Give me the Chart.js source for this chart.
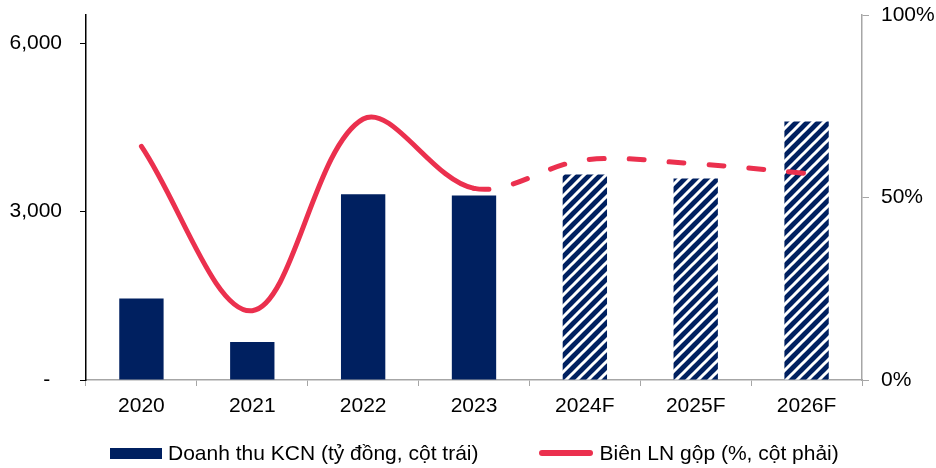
<!DOCTYPE html>
<html>
<head>
<meta charset="utf-8">
<script src="https://cdn.jsdelivr.net/npm/chart.js@4"></script>
<style>
  body { margin: 0; background: #fff; }
  #wrap { position: relative; width: 936px; height: 468px; }
  #legend { position: absolute; left: 110px; top: 438px; height: 30px; display: flex; align-items: center;
            font: 21px 'Liberation Sans', Arial, sans-serif; color: #000; white-space: nowrap; }
  #legend .item { display: flex; align-items: center; }
  #legend .item + .item { margin-left: 61px; }
  #legend .swatch { margin-right: 6px; }
</style>
</head>
<body>
<div id="wrap">
  <canvas id="chart" width="936" height="468"></canvas>
  <div id="legend"></div>
</div>
<script>
const years = ['2020', '2021', '2022', '2023', '2024F', '2025F', '2026F'];
const revenue = [1450, 675, 3310, 3285, 3660, 3590, 4605]; // tỷ đồng, left axis
const grossMargin = [64, 19, 71.5, 52.5, 60.3, 59.2, 56.6]; // %, right axis
const leftTicks = [0, 3000, 6000];
const forecastFrom = 4; // first forecast column (hatched)

const navy = '#002060';
const red = '#EB304E';
const FONT = 'Liberation Sans, Arial, sans-serif';

// diagonal stripe fill for forecast bars
function makeHatch() {
  const c = document.createElement('canvas');
  c.width = 11; c.height = 11;
  const g = c.getContext('2d');
  g.fillStyle = navy;
  g.fillRect(0, 0, 11, 11);
  g.strokeStyle = '#fff';
  g.lineWidth = 3;
  g.beginPath();
  g.moveTo(-2, 13); g.lineTo(13, -2);
  g.moveTo(-2, 2); g.lineTo(2, -2);
  g.moveTo(9, 13); g.lineTo(13, 9);
  g.stroke();
  return g.createPattern(c, 'repeat');
}
const hatch = makeHatch();

// keep the plot top at the layout padding (tick padding would push it down)
const trimPad = s => { s.paddingTop = 12; s.paddingBottom = 12; };

const ctx = document.getElementById('chart').getContext('2d');

const chart = new Chart(ctx, {
  type: 'bar',
  data: {
    labels: years,
    datasets: [
      {
        type: 'bar',
        label: 'Doanh thu KCN (tỷ đồng, cột trái)',
        data: revenue,
        yAxisID: 'y',
        backgroundColor: revenue.map((v, i) => i >= forecastFrom ? hatch : navy),
        borderWidth: 0,
        barPercentage: 0.4,
        categoryPercentage: 1,
        order: 2
      },
      {
        type: 'line',
        label: 'Biên LN gộp (%, cột phải)',
        data: grossMargin,
        yAxisID: 'y1',
        borderColor: red,
        borderWidth: 5,
        borderCapStyle: 'round',
        tension: 0.35,
        pointRadius: 0,
        fill: false,
        segment: {
          borderDash: c => c.p0DataIndex >= 3 ? [15, 25] : undefined
        },
        order: 1
      }
    ]
  },
  options: {
    responsive: false,
    animation: false,
    layout: { padding: { top: 15, left: 0, right: 0, bottom: 48 } },
    plugins: {
      tooltip: { enabled: false },
      legend: { display: false }
    },
    scales: {
      x: {
        grid: { offset: true, drawOnChartArea: false, drawTicks: true, tickLength: 6, color: '#a6a6a6' },
        border: { color: '#a6a6a6', width: 1.5 },
        ticks: { font: { family: FONT, size: 21 }, color: '#000', padding: 8 },
        afterFit: s => { s.height = 40; }
      },
      y: {
        position: 'left',
        min: 0,
        max: 6500,
        afterBuildTicks: s => { s.ticks = leftTicks.map(v => ({ value: v })); },
        grid: { drawOnChartArea: false, tickLength: 6, color: '#000' },
        border: { color: '#000', width: 1.5 },
        ticks: {
          font: { family: FONT, size: 21 },
          color: '#000',
          padding: 18,
          callback: v => v === 0 ? '-  ' : v.toLocaleString('en-US')
        },
        afterFit: s => { s.width = 86; trimPad(s); }
      },
      y1: {
        position: 'right',
        min: 0,
        max: 100,
        grid: { drawOnChartArea: false, tickLength: 7, color: '#a6a6a6' },
        border: { color: '#a6a6a6', width: 1.5 },
        ticks: {
          stepSize: 50,
          font: { family: FONT, size: 21 },
          color: '#000',
          padding: 12,
          callback: v => v + '%'
        },
        afterFit: s => { s.width = 74; trimPad(s); }
      }
    }
  }
});

// legend under the axis, built from the datasets
const legendEl = document.getElementById('legend');
chart.data.datasets.forEach(ds => {
  const item = document.createElement('div');
  item.className = 'item';
  const sw = document.createElement('span');
  sw.className = 'swatch';
  if (ds.type === 'line') {
    sw.style.cssText = `width:54px;height:6px;border-radius:3px;background:${ds.borderColor}`;
  } else {
    sw.style.cssText = `width:52px;height:11px;background:${navy}`;
  }
  const txt = document.createElement('span');
  txt.textContent = ds.label;
  item.appendChild(sw);
  item.appendChild(txt);
  legendEl.appendChild(item);
});
</script>
</body>
</html>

========

Given task
Every line of the data should be copied as it stands, without the images.

Answer to the task
Give me the Chart.js source for this chart.
<!DOCTYPE html>
<html>
<head>
<meta charset="utf-8">
<script src="https://cdn.jsdelivr.net/npm/chart.js@4"></script>
<style>
  body { margin: 0; background: #fff; }
  #wrap { position: relative; width: 936px; height: 468px; }
  #legend { position: absolute; left: 110px; top: 438px; height: 30px; display: flex; align-items: center;
            font: 21px 'Liberation Sans', Arial, sans-serif; color: #000; white-space: nowrap; }
  #legend .item { display: flex; align-items: center; }
  #legend .item + .item { margin-left: 61px; }
  #legend .swatch { margin-right: 6px; }
</style>
</head>
<body>
<div id="wrap">
  <canvas id="chart" width="936" height="468"></canvas>
  <div id="legend"></div>
</div>
<script>
const years = ['2020', '2021', '2022', '2023', '2024F', '2025F', '2026F'];
const revenue = [1450, 675, 3310, 3285, 3660, 3590, 4605]; // tỷ đồng, left axis
const grossMargin = [64, 19, 71.5, 52.5, 60.3, 59.2, 56.6]; // %, right axis
const leftTicks = [0, 3000, 6000];
const forecastFrom = 4; // first forecast column (hatched)

const navy = '#002060';
const red = '#EB304E';
const FONT = 'Liberation Sans, Arial, sans-serif';

// diagonal stripe fill for forecast bars
function makeHatch() {
  const c = document.createElement('canvas');
  c.width = 11; c.height = 11;
  const g = c.getContext('2d');
  g.fillStyle = navy;
  g.fillRect(0, 0, 11, 11);
  g.strokeStyle = '#fff';
  g.lineWidth = 3;
  g.beginPath();
  g.moveTo(-2, 13); g.lineTo(13, -2);
  g.moveTo(-2, 2); g.lineTo(2, -2);
  g.moveTo(9, 13); g.lineTo(13, 9);
  g.stroke();
  return g.createPattern(c, 'repeat');
}
const hatch = makeHatch();

// keep the plot top at the layout padding (tick padding would push it down)
const trimPad = s => { s.paddingTop = 12; s.paddingBottom = 12; };

const ctx = document.getElementById('chart').getContext('2d');

const chart = new Chart(ctx, {
  type: 'bar',
  data: {
    labels: years,
    datasets: [
      {
        type: 'bar',
        label: 'Doanh thu KCN (tỷ đồng, cột trái)',
        data: revenue,
        yAxisID: 'y',
        backgroundColor: revenue.map((v, i) => i >= forecastFrom ? hatch : navy),
        borderWidth: 0,
        barPercentage: 0.4,
        categoryPercentage: 1,
        order: 2
      },
      {
        type: 'line',
        label: 'Biên LN gộp (%, cột phải)',
        data: grossMargin,
        yAxisID: 'y1',
        borderColor: red,
        borderWidth: 5,
        borderCapStyle: 'round',
        tension: 0.35,
        pointRadius: 0,
        fill: false,
        segment: {
          borderDash: c => c.p0DataIndex >= 3 ? [15, 25] : undefined
        },
        order: 1
      }
    ]
  },
  options: {
    responsive: false,
    animation: false,
    layout: { padding: { top: 15, left: 0, right: 0, bottom: 48 } },
    plugins: {
      tooltip: { enabled: false },
      legend: { display: false }
    },
    scales: {
      x: {
        grid: { offset: true, drawOnChartArea: false, drawTicks: true, tickLength: 6, color: '#a6a6a6' },
        border: { color: '#a6a6a6', width: 1.5 },
        ticks: { font: { family: FONT, size: 21 }, color: '#000', padding: 8 },
        afterFit: s => { s.height = 40; }
      },
      y: {
        position: 'left',
        min: 0,
        max: 6500,
        afterBuildTicks: s => { s.ticks = leftTicks.map(v => ({ value: v })); },
        grid: { drawOnChartArea: false, tickLength: 6, color: '#000' },
        border: { color: '#000', width: 1.5 },
        ticks: {
          font: { family: FONT, size: 21 },
          color: '#000',
          padding: 18,
          callback: v => v === 0 ? '-  ' : v.toLocaleString('en-US')
        },
        afterFit: s => { s.width = 86; trimPad(s); }
      },
      y1: {
        position: 'right',
        min: 0,
        max: 100,
        grid: { drawOnChartArea: false, tickLength: 7, color: '#a6a6a6' },
        border: { color: '#a6a6a6', width: 1.5 },
        ticks: {
          stepSize: 50,
          font: { family: FONT, size: 21 },
          color: '#000',
          padding: 12,
          callback: v => v + '%'
        },
        afterFit: s => { s.width = 74; trimPad(s); }
      }
    }
  }
});

// legend under the axis, built from the datasets
const legendEl = document.getElementById('legend');
chart.data.datasets.forEach(ds => {
  const item = document.createElement('div');
  item.className = 'item';
  const sw = document.createElement('span');
  sw.className = 'swatch';
  if (ds.type === 'line') {
    sw.style.cssText = `width:54px;height:6px;border-radius:3px;background:${ds.borderColor}`;
  } else {
    sw.style.cssText = `width:52px;height:11px;background:${navy}`;
  }
  const txt = document.createElement('span');
  txt.textContent = ds.label;
  item.appendChild(sw);
  item.appendChild(txt);
  legendEl.appendChild(item);
});
</script>
</body>
</html>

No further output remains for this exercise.